コモンモード・チョークも片側だけ見ればただのコイルです。L1とC1で2次ローパスフィルタになります。
コモンモード・チョークとコンデンサの仕様を見てLTSpiceでシミュレーションしてみました。
コモンモード・チョーク: SCHAFFNER EV20-1.0-02-3M9
デカップリング・コンデンサ: ルビコン・アルミ電解 LZH 100uF
シミュレーション回路図
L1はコモンモード・チョークの片側、C1はデカップリングコンデンサです。
Rslはコモンモード・チョークの内部抵抗(168mΩ)、Rclはデカップリング・コンデンサの内部抵抗(94mΩ)です。
R1はダンピング抵抗としてシミュレーションのために入れました。L1とC1の2次LPFのQをコントロールします。
RLは負荷抵抗で、RLの値によって出力電流が変化します。電源電圧が15Vなので、RLが10Ωだと1.5A、100Ωだと150mAの出力になります。
AC解析
ダンピング抵抗4.7Ω
青色の線が出力電圧です。
ダンピング抵抗R1が4.7ΩのときのAC解析です。カットオフ周波数fcはL1とC1の値から計算すると
fc = 1 / ( 2 * π * √(L1 * C1)) ≒ 255Hzで、AC解析のグラフの肩のあたりと合致します。
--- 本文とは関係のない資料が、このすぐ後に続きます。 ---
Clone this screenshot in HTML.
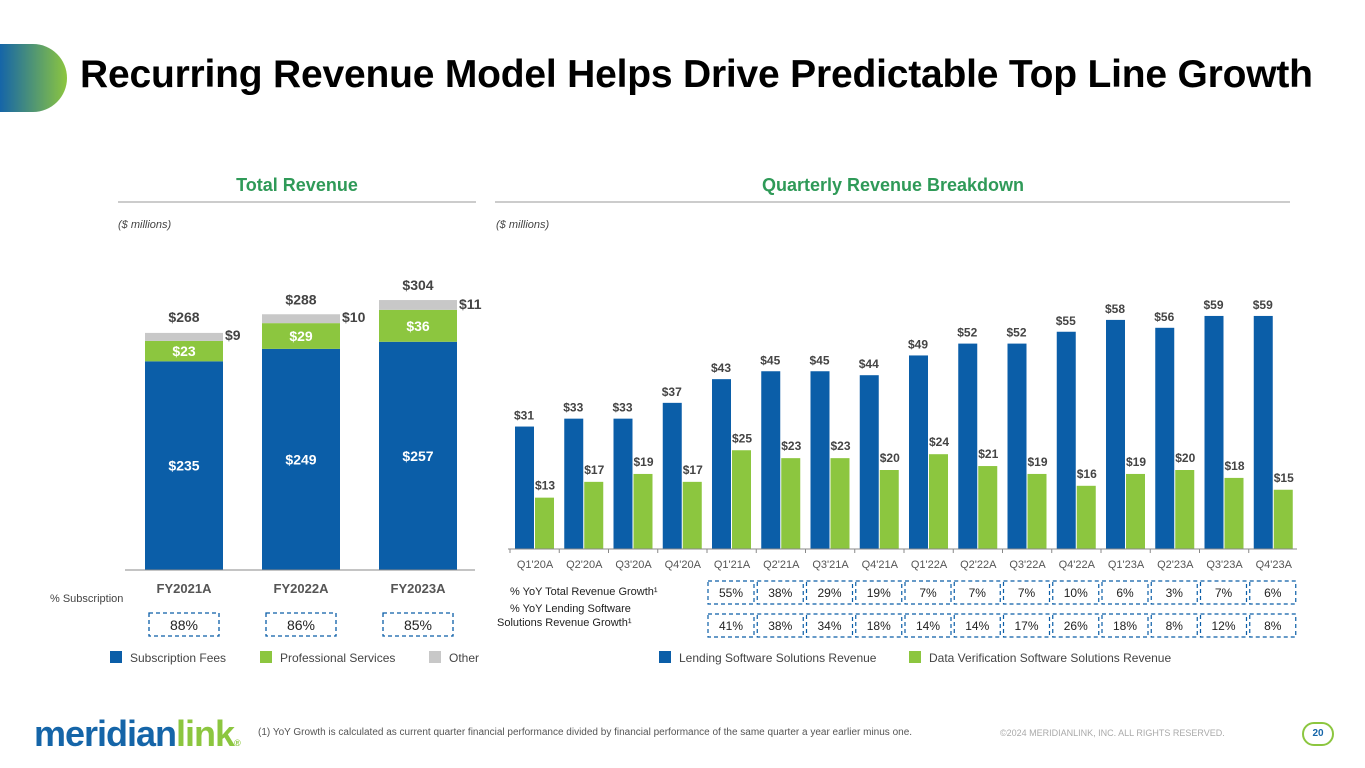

ダンピング抵抗を入れないものとしてR1=0.1としてシミュレーションすると
ダンピング抵抗なし(0.1Ω)
Qがあがってカットオフ周波数でピークが発生します。
過渡解析
入力を+15Vで500kHz/1Vの矩形波のノイズを加えて過渡解析しました。
ダンピング抵抗ありR1=4.7Ω
ダンピング抵抗なしR1=0.1Ω
当たり前の話ですが、ダンピング抵抗(4.7Ω)を入れると出力が低下します。
低抵抗の世界は高周波の世界と並んで闇が深いと思いました。
無駄なことをしてしまいましたが、寄り道するのも楽しい。
<追記:2019.02.16>
ダンピング抵抗を入れるか入れないかを比較しやすいようにLTSpiceの過渡解析のグラフの縮尺を同じにしてシミュレーションしました。
ダンピング抵抗ありR1=4.7Ω
ダンピング抵抗なしR1=0.1Ω
比較すると、ダンピング抵抗を入れた場合(R1=4.7Ω)は振動が抑えられますが出力電流(赤色の線)が大きくなると出力電圧(青色の線)が低下します。
ダンピング抵抗を入れない場合(R1=0.1Ω)は、出力電流が小さい場合は初期の振動が大きく出ますが、出力電流が大きくなっても出力電圧はほとんど下がりません。
定常状態になるまでの時間がかかりますが、やはり電源ラインには無駄に抵抗を入れないほうが良いと思います。